=== Stated task ===
Go through the entries and count the lines with the string "this" in them. Give only that number.

=== Data for the task ===
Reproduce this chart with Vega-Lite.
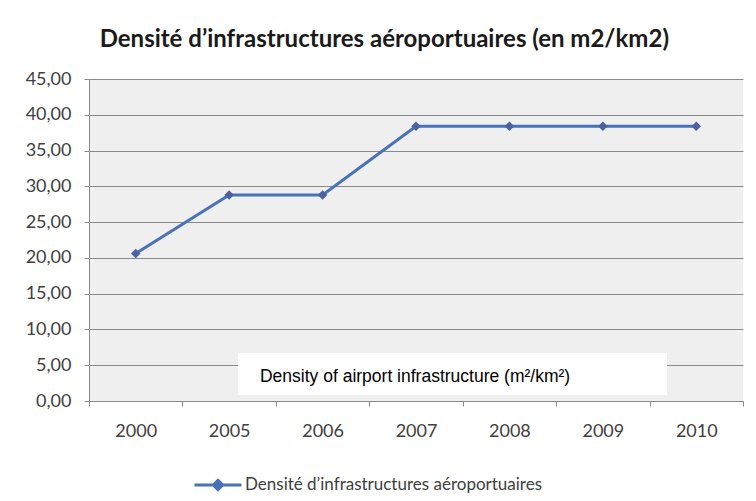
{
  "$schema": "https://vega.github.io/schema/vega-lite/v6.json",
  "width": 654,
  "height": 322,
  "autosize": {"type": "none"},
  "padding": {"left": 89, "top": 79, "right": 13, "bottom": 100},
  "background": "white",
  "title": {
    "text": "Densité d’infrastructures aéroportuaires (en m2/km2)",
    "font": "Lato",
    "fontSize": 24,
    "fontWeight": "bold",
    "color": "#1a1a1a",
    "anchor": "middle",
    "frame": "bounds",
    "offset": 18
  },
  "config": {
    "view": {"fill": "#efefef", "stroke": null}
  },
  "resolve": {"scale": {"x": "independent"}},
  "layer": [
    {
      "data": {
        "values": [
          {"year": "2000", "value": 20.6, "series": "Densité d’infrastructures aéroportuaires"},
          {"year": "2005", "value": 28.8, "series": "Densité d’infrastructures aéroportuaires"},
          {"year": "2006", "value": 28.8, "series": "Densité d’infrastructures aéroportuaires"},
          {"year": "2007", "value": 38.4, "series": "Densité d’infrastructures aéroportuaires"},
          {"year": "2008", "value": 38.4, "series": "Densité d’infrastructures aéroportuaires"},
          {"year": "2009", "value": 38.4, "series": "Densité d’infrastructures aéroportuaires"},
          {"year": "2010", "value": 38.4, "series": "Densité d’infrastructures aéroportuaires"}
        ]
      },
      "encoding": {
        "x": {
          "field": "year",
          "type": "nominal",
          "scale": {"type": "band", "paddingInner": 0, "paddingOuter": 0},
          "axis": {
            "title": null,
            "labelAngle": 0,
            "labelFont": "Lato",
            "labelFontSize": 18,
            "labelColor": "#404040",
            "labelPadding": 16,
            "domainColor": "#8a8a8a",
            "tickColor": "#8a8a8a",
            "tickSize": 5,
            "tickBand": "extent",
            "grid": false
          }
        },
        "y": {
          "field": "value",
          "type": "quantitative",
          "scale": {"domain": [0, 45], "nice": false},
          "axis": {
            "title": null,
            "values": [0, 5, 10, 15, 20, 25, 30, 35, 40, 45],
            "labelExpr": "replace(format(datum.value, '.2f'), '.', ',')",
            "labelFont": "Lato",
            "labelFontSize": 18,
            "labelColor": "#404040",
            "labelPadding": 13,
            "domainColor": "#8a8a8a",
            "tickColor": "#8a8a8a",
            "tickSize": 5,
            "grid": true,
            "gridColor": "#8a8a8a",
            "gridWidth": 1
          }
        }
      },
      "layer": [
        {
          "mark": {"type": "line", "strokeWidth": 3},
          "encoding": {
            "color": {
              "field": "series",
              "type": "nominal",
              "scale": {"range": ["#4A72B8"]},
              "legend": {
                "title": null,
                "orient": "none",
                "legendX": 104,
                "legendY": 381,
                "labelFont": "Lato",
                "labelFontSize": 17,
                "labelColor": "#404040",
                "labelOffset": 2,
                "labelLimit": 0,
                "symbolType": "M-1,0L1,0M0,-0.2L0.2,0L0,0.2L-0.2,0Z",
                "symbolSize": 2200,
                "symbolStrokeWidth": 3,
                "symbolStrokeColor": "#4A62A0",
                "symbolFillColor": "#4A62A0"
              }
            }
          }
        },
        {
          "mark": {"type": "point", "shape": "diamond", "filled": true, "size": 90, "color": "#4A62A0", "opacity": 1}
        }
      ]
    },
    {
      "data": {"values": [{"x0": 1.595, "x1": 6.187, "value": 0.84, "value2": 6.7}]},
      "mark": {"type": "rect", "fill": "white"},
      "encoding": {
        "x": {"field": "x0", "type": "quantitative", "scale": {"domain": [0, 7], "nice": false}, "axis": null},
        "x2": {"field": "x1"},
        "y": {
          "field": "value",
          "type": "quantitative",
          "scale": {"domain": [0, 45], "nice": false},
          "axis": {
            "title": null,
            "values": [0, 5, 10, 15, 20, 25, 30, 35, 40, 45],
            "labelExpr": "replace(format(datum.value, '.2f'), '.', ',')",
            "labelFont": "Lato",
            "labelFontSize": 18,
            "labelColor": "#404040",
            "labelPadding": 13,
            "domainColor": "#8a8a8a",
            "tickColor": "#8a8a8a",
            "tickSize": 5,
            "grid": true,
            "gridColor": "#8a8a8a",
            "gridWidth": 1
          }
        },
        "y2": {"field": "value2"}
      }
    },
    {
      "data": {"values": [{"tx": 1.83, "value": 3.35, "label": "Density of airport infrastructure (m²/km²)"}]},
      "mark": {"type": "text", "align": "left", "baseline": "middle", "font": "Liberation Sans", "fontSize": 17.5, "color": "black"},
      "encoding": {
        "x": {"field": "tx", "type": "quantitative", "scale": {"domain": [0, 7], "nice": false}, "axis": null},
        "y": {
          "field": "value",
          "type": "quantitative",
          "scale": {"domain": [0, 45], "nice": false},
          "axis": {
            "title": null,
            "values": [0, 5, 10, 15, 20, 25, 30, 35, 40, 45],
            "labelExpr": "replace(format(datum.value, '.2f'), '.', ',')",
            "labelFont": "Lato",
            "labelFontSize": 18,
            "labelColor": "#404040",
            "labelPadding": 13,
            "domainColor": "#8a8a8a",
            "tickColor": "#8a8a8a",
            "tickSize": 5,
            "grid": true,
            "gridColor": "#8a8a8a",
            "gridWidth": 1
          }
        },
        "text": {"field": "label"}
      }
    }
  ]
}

--

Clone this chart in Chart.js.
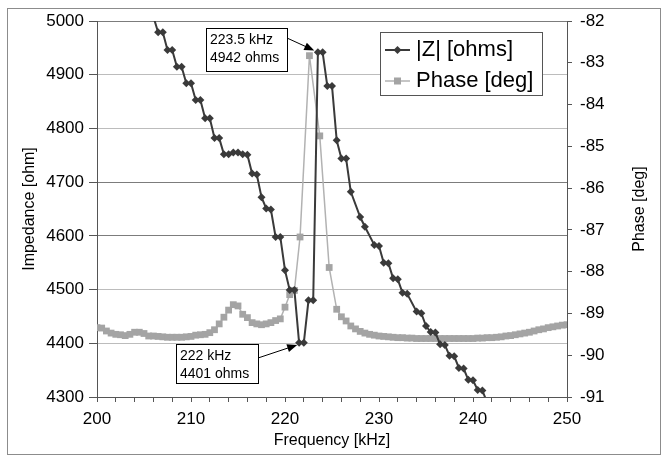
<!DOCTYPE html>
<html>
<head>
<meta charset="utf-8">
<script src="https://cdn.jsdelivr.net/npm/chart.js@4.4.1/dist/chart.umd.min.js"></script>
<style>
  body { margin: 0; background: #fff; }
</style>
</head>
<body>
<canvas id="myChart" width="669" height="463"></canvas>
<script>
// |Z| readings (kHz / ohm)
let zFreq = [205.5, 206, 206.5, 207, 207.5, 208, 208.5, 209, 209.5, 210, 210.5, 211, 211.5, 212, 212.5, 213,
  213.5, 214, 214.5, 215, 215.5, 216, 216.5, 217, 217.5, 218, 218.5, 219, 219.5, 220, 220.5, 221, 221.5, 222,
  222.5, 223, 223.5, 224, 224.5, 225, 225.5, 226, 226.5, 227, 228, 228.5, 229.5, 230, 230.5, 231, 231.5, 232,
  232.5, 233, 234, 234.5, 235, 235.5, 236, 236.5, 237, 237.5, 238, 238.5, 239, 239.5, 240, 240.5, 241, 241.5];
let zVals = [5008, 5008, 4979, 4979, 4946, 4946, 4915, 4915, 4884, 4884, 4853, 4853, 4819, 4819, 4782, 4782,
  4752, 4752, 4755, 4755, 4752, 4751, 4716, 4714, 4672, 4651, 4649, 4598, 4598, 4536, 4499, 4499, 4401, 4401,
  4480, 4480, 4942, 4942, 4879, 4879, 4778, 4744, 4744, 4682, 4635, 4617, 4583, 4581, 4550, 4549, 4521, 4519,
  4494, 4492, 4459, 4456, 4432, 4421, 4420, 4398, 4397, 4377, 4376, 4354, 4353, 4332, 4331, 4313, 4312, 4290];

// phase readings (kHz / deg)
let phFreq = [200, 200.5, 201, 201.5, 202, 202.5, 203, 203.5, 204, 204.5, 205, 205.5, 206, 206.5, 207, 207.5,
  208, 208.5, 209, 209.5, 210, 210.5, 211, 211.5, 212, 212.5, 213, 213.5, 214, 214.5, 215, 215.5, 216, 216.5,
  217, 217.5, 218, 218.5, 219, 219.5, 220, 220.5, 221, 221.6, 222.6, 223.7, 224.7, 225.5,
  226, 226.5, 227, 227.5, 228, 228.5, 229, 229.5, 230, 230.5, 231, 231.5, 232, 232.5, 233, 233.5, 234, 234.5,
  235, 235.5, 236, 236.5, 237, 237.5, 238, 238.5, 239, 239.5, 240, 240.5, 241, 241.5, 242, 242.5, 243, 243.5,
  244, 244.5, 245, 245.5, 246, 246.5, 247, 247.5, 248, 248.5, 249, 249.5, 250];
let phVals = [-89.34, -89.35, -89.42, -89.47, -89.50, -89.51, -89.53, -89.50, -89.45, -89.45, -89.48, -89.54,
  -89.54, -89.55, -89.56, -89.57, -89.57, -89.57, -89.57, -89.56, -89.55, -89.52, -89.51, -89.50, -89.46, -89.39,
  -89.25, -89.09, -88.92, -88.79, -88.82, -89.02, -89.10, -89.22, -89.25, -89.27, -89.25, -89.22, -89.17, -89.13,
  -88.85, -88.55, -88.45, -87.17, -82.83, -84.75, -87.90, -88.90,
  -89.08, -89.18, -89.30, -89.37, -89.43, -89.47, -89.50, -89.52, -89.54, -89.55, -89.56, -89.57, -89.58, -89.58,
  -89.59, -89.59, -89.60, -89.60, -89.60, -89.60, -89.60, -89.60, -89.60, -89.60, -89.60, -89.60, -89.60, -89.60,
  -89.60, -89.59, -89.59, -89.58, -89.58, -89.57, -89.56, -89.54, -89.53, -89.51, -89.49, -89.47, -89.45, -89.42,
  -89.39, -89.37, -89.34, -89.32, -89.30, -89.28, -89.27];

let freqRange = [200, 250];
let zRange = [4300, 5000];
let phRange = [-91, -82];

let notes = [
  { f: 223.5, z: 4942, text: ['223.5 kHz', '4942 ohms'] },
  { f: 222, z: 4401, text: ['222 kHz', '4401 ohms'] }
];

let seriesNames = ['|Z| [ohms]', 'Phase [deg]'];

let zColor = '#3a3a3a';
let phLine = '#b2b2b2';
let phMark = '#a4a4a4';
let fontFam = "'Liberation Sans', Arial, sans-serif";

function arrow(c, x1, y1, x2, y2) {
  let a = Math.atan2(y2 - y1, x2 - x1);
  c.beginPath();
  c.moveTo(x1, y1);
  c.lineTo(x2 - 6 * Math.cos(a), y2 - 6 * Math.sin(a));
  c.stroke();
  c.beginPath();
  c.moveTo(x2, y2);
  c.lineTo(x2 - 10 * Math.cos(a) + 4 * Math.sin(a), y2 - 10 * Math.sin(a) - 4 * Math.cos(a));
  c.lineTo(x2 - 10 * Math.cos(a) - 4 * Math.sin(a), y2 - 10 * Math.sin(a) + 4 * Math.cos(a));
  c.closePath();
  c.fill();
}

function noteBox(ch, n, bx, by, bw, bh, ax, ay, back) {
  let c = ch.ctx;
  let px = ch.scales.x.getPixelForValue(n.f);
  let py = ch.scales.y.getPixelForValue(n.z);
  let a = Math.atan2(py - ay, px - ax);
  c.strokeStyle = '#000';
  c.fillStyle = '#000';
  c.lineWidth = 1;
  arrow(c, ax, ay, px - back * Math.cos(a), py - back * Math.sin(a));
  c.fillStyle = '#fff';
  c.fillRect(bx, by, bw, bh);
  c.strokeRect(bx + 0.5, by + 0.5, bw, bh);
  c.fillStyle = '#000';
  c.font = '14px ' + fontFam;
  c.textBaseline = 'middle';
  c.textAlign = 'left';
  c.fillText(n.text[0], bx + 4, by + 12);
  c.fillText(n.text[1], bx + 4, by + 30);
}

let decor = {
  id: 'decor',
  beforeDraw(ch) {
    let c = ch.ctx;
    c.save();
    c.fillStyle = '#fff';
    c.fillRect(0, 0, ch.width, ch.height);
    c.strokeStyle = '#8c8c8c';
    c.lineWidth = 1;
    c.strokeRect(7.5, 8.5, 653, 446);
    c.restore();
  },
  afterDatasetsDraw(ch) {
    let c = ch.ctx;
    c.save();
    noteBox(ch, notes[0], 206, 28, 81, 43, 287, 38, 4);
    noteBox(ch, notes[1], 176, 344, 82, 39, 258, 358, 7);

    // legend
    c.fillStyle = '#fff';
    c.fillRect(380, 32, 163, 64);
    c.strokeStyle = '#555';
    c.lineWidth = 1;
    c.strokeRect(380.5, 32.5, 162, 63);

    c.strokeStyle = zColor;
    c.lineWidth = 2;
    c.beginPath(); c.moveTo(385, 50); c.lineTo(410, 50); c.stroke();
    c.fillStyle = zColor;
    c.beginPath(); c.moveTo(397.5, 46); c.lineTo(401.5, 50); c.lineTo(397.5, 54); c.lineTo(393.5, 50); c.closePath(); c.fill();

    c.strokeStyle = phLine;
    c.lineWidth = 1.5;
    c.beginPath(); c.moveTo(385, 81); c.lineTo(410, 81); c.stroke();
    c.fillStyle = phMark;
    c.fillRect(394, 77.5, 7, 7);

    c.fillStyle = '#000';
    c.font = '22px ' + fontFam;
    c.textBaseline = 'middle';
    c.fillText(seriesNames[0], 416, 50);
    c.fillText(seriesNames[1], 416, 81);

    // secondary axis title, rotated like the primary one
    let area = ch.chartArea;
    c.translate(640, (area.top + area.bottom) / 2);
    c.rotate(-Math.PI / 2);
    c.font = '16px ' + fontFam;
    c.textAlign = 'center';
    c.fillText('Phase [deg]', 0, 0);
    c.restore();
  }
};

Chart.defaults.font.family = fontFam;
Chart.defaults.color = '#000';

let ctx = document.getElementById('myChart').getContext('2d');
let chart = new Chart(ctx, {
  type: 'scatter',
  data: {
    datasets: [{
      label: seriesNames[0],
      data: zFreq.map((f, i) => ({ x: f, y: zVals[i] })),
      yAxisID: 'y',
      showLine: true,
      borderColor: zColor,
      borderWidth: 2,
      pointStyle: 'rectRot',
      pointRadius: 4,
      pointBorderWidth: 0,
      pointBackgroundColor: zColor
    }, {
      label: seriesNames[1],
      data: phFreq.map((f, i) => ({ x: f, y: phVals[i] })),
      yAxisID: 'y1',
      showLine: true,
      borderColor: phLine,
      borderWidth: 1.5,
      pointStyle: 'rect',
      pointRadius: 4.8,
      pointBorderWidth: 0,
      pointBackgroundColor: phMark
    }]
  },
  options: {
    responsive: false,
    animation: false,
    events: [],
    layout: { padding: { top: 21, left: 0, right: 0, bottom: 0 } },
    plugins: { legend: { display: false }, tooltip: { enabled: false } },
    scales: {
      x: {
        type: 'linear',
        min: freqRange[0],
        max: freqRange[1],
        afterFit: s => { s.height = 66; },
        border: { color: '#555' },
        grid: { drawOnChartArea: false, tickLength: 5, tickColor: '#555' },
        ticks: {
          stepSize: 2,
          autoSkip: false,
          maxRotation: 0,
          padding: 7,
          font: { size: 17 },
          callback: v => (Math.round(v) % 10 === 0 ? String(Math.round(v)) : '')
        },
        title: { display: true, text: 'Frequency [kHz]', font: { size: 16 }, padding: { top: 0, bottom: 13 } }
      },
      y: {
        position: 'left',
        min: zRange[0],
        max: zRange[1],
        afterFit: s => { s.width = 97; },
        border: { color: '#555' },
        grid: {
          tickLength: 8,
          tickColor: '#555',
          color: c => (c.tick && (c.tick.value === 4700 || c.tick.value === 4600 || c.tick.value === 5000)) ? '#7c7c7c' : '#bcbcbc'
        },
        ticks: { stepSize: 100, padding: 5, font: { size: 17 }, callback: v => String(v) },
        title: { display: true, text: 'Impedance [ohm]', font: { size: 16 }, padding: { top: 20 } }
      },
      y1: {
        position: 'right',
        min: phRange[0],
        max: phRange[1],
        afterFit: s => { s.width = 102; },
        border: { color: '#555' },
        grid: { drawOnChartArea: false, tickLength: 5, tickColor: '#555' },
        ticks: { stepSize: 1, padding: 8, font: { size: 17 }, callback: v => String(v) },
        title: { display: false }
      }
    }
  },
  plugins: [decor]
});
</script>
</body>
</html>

...

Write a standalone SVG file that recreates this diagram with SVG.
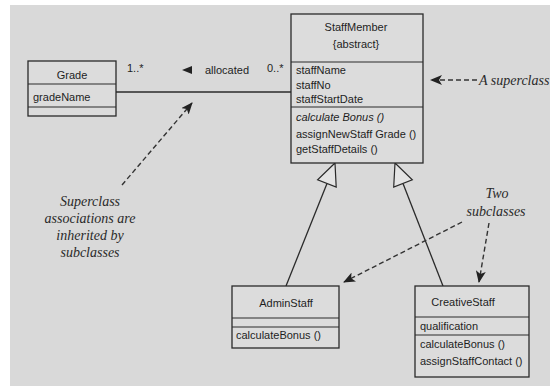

=== Task response ===
3